# best big tire for 2wd?



## turbofox54 (Apr 4, 2012)

I'm trying to choose a pair of tires for a 3 wheeler. I'm lookin at 32 terms or 32 backs but need to know which perform better at slower wheel speeds. I won't be able to create a lot of wheel speed so need a tire that is gonna pull/paddle. I thought about going with rice & canes but finding them in a usable size is not easy. 
Thanks for any opinions.


----------



## redneckrancher420 (Jul 5, 2011)

32s on a 3wheeler!!!! Hope u have some serious motor work in it!!!


----------



## turbofox54 (Apr 4, 2012)

redneckrancher420 said:


> 32s on a 3wheeler!!!! Hope u have some serious motor work in it!!!


Just a ton of gear thus the low wheel speed


----------



## Polaris425 (Dec 16, 2004)

Personally I would go with 29.5 Laws...

You said you need something to paddle, well you need laws, b/c backs are just gonna dig. Terms you dont want b/c everyone that has them says they do great, BUT you have to have a lot of wheel speed to clean them out... so based on your statement you wont be able to do that, and they will slick over. 

So, My vote is stick with a 29.5 Law, it will be easier on your machine than the 31+ tires and they will achieve what you are trying to acheive traction wise, and, they are EVERYWHERE so you should be able to pick up 2 used ones for little of nothing b/c everyone is selling them to get 29 OL2's and 31 and 32's.


----------



## turbofox54 (Apr 4, 2012)

I wish they made a 32 law....being a sra I was tryin to get as much tire as possible for clearance. Im not overly concerned with the tires beating up the machine as its just a toy and if I start tearin up the dif gears I've got a set of portal hubs figured out on paper.


----------



## redneckrancher420 (Jul 5, 2011)

Any way to add a paddle on the back end of that thing. An sra with a paddle= rut master lol


----------



## turbofox54 (Apr 4, 2012)

Yeah I can do an axle paddle setup if need be. I thought the 32 backs weren't supposed to dig as much. Consideing the weight of the machine will prolly be 2/3 of what the big bore quads are I think it woudn't dig down as much.


----------



## Rolley01 (Jan 26, 2010)

With lower speeds i would say backs or monsters will clean out better then laws. and i dont think you have to worry about digging with such low wheel spin and a super light bike. 32 backs or 30 monsters ftw. Im a law fan all the way but this situation i feel more cleanout would be better for you.


----------



## turbofox54 (Apr 4, 2012)

Yeah its just a 200 honda so... the overall gear ratio in first is about 61:1. Once I get it done the overall GR in 1st is going to be 152:1 so I just need something to keep paddling along.


----------



## mossyoak54 (Jan 16, 2012)

Man an axle paddle in that thing would be killer. I love my outlaws. I have 28x12.50 on the back. Awesome tires. I agree with the cleaning out on them. They don't do well for me at low speeds. 
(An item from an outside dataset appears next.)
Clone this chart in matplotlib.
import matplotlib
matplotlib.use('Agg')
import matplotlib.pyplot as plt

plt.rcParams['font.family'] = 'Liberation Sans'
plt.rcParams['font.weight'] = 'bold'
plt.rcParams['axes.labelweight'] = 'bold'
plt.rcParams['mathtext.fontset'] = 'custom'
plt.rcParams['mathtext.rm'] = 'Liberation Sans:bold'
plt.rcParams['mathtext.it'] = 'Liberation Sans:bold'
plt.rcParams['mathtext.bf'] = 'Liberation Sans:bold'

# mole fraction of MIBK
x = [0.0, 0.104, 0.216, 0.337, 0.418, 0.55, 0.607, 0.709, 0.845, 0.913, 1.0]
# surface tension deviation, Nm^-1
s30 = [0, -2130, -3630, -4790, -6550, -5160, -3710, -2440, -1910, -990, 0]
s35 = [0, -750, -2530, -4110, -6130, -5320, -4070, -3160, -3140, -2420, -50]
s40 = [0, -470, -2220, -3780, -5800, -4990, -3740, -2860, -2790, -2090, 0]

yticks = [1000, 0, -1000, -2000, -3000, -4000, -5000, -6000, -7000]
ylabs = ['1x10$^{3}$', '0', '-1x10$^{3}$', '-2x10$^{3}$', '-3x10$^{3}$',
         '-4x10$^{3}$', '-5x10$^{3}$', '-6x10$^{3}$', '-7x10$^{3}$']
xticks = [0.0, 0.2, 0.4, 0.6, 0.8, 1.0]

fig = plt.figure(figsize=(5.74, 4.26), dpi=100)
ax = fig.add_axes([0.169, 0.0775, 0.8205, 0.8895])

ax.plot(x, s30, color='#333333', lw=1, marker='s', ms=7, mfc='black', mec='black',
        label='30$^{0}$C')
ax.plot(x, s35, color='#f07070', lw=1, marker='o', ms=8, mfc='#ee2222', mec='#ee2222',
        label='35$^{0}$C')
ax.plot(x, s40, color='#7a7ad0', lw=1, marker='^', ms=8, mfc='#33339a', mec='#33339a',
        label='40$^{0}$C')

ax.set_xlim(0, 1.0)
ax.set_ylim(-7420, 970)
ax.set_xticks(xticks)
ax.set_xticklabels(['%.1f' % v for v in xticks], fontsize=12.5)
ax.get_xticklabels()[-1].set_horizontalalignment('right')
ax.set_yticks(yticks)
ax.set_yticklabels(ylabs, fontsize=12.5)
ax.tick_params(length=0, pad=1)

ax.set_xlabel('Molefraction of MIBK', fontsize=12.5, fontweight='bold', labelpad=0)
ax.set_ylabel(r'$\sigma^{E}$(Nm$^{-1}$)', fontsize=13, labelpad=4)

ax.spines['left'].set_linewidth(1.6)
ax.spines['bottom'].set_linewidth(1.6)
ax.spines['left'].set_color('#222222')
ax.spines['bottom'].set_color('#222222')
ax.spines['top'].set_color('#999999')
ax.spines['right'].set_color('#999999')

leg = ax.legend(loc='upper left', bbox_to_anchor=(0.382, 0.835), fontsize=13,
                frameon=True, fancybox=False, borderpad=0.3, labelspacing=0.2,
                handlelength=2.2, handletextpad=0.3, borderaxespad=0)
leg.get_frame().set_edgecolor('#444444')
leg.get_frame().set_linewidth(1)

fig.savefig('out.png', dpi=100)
Sent from my iPhone using Tapatalk


----------



## K a w a s a k i 360 (Apr 14, 2011)

i agree with mr.polaris425


----------



## sloboy (Oct 11, 2010)

152:1 dag gum!!!! Axle paddle FTW!!!!


----------



## redneckrancher420 (Jul 5, 2011)

If i were u i would throw aome paddles on it deffinatly, then it really doesnt matter what tire u decide on, lol


----------



## turbofox54 (Apr 4, 2012)

Heres a link to a thread I started in the honda forum.
http://www.mudinmyblood.net/forum/showthread.php?p=223802#post223802
I'm gonna do the 32's for now and then add a paddle or portal hubs depending on how the ring gear in the diff holds up.


----------